Marc Goldwein, policy director for the Committee for a Responsible Federal Budget, a middle-of-the-road budget-hawk group, said Obama's numbers -- while difficult to put into historical context in the form Obama used -- are "completely plausible."
"My instinct, given everything else we know, is that they are correct," Goldwein said.
The budget analysts at the conservative Heritage Foundation, however, say that the White House, in order to arrive at its discretionary figures, used some accounting gimmicks.
Chiefly, they say, the White House reclassified $54 billion of surface transportation spending from discretionary to mandatory spending. Voila, discretionary spending goes down. To find the switch, see the Table S-7 of the White House budget, which notes changes to the budget baselines and specifically quantifies the yearly budget impact from "reclassifying surface transportation outlays."
Brian Riedl, lead budget analyst at Heritage, said it reminded him of an old satirical headline from The Onion: "Eight Million Americans Rescued From Poverty With Redefinition Of Term."

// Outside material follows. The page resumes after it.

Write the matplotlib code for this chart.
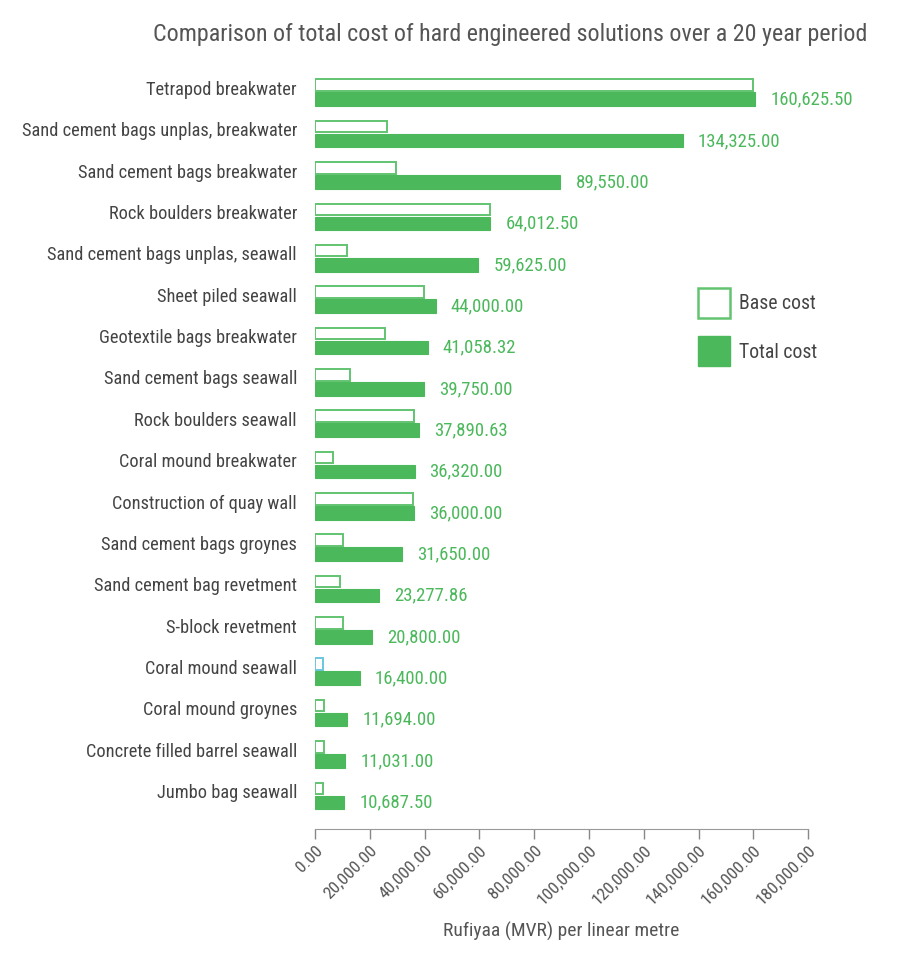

Moving surface transportation spending into the mandatory category was actually a recommendation of the National Commission on Fiscal Responsibility and Reform, which said it wanted to reconcile the discretionary treatment of outlays with the treatment of contract authority, which is mandatory.
So the White House may have a sound argument for shifting that highway money to the mandatory spending category. Nonetheless, it makes the discretionary spending bottom line look better without any heavy lifting.
Riedl also argued that White House projections for discretionary spending beyond Obama's presidency are largely meaningless. Discretionary spending is set by the president and Congress each year. "Any number after 2012 is just a placeholder," Riedl said.
"I'm more interested in the numbers for next year," Riedl said.
In 2012, non-security discretionary spending under Obama's proposed budget would come to 3.4 percent of GDP. According to the White House graphic, that percentage would rival the highest levels in the last 20 years or so.
But Obama talked about "bringing" the numbers to Eisenhower levels; he didn't say it would happen next year. So basing the claim on what is projected to happen in 2015 seems reasonable. And almost any way you slice it -- by non-defense, non-security or even total discretionary spending -- if the White House budget projections for 2015 hold up, they would be at the lowest levels, as a percentage of GDP, since the early 1960s at least.
But given that Obama's term ends after 2012 (unless he's re-elected), we think there is some merit to the criticism that "projections" about future reductions to discretionary spending are far less meaningful than the ones proposed for the following year. And, while shifting highway money from discretionary to mandatory spending may make sense, it does skew the picture when making comparisons to previous years when it was considered discretionary. So we rate Obama's claim Half True.